おみおつけのレシピ(調理時間目安:8分)

ルーベンサンドのレシピ(調理時間目安:6分)

ライ麦パンにルーベンサンドの具材をのせて、チーズがしっかり溶けるまでトーストします。

直前にすだちをふりかけて、いただきます!キャベツとお味噌のほのかな甘み、すだちの爽やかな香り、ルーベンサンドの酸味がとてもよく合います。

材料をそろえて本格的に
今回紹介したレシピは、手に入りやすい材料で代用しました。
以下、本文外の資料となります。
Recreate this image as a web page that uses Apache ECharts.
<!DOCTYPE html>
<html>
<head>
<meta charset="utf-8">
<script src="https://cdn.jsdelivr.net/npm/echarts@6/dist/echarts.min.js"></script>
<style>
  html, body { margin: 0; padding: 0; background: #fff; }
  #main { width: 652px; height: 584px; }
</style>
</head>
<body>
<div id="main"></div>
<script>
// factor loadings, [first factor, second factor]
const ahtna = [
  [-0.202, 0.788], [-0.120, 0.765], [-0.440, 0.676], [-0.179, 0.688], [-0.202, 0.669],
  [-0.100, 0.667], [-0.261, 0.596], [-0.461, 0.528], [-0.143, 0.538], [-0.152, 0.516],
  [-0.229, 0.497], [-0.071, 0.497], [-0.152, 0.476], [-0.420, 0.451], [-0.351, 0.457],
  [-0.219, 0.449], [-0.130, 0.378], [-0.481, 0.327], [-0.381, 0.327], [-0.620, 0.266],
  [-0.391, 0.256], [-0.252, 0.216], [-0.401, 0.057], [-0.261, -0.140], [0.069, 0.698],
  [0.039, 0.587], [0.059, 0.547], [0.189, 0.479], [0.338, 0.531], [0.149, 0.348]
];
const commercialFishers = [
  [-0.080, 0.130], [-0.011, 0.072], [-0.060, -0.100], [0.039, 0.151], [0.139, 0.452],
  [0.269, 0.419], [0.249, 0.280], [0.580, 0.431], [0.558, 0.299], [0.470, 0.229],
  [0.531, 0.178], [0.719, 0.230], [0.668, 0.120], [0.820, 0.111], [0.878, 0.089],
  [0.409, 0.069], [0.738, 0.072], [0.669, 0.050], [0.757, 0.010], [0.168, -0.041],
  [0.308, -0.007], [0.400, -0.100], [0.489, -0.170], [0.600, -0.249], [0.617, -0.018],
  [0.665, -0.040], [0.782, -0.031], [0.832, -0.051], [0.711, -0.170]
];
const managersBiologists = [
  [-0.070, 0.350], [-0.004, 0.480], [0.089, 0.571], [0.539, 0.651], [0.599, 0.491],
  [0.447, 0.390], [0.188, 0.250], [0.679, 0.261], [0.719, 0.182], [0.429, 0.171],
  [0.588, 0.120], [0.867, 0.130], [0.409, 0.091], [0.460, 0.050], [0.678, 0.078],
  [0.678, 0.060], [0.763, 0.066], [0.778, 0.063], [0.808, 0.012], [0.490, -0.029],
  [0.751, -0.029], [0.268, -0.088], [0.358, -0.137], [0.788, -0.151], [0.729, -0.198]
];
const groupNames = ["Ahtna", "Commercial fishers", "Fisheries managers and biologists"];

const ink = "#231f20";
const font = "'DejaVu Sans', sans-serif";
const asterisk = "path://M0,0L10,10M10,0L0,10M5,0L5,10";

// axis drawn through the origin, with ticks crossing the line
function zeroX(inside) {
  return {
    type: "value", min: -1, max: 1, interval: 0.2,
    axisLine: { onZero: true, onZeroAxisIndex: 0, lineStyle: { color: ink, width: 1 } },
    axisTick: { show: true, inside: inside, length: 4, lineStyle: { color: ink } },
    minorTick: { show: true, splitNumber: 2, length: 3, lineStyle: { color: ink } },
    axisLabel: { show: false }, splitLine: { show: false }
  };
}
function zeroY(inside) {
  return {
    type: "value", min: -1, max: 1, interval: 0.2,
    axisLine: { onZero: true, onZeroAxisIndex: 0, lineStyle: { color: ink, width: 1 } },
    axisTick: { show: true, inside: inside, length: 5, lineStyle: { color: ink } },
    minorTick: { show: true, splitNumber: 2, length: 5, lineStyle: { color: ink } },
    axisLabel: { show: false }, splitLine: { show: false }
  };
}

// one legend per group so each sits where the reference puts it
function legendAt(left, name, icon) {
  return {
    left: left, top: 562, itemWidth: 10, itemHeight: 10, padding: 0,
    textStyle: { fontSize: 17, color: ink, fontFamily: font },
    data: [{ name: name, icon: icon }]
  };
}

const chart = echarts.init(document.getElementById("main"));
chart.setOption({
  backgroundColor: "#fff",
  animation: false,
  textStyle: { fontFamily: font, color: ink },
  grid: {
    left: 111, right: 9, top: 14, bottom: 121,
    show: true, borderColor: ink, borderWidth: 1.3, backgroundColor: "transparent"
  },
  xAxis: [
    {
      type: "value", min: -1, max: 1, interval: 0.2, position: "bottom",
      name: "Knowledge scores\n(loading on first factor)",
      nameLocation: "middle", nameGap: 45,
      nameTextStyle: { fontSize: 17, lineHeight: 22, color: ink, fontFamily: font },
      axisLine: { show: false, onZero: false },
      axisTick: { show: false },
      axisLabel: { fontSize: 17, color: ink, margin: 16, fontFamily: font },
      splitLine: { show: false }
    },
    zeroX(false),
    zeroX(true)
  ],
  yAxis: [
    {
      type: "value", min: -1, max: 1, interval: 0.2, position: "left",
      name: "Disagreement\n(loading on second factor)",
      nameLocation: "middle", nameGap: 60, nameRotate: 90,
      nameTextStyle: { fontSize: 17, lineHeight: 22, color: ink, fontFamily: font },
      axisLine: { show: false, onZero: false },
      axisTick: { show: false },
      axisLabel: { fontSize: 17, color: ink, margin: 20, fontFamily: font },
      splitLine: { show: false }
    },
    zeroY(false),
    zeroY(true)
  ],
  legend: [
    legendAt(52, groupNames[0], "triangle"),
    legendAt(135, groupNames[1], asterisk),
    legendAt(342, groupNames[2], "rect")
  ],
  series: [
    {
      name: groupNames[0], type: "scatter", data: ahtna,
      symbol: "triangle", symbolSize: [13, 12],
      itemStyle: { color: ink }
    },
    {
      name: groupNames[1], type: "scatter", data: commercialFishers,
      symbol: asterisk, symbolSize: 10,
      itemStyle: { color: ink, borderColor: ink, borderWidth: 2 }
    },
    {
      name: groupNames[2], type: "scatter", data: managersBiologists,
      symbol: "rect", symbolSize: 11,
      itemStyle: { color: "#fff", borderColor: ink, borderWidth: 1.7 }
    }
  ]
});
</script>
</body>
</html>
本格的なルーベンサンドをつくりたいときは、ランチョンミートをビーフパストラミやコーンドビーフ(コンビーフとは違います)に、シュレッドチーズをグリュイエールチーズにします。

【コラム】「おみそしる」? それとも「おみおつけ」?

立ちのぼる湯気が朝の日射しにキラキラ光る、葉物野菜の緑と少し濁った薄茶のコントラストが美しい、すーっと吸い込みたくなるやさしい香り。そう、あのスープのことをみなさんは、なんて呼んでいますか?「おみそしる」? それとも「おみおつけ」?

「おみそしる」と「おみおつけ」実は、この呼び名について、レシピ担当の私と、一緒にこの企画を進めている編集担当者と、少々意見が違ったのです。

私の郷里は、九州は筑前、古処という山の麓にあるかつての小さな宿場町。その名残か、小さいころから近所には、味噌屋や麹屋、豆腐屋などがあって、大豆や麹のやさしい香りをいつも身近に感じていました。

一方で私の母は、東京の生まれ育ち、そのまた母方は関西に出自をもっていて、ものの呼び名がいちいちどうにも古い。江戸中期から明治のはじめごろまで料亭を営んでいた影響もあってか、とくに食べ物の呼び方に対して、母は不思議なこだわりをもっていました。

そういうわけでしょうか、小さいころから「おみおつけ」という言葉に慣れ親しんできた私には、「おみそしる」という言葉がどうもピンとこないのです。

「おみおつけ」には、「御御御つけ」と、「つけ」の上に「御」を三段も重ねたとする、宇宙ロケットのような説と、「お味噌」を意味する「おみ」に「おつけ」が足されたとする説があるようで、私はどちらかというと日本国語大辞典に載っている後者の説を支持しています。ですからこの記事のタイトル「お味噌汁」とは書いてありますが、私は心の中で「おみおつけ」と呼んでいます。「おみおつけ」と心の中で繰り返し唱えていると、ほらなんだか幸せなやさしい気持ちがこみ上げてきて、「おみおつけ」がより愛おしくなってきませんか? あら、きませんか。

どんなふうに書いても、どんな呼び方をしても、おみおつけがおいしいことになんの変わりもありませんから、どうぞみなさんがいちばんおいしいと思う呼び方で、「お味噌汁」の名を呼んであげてください。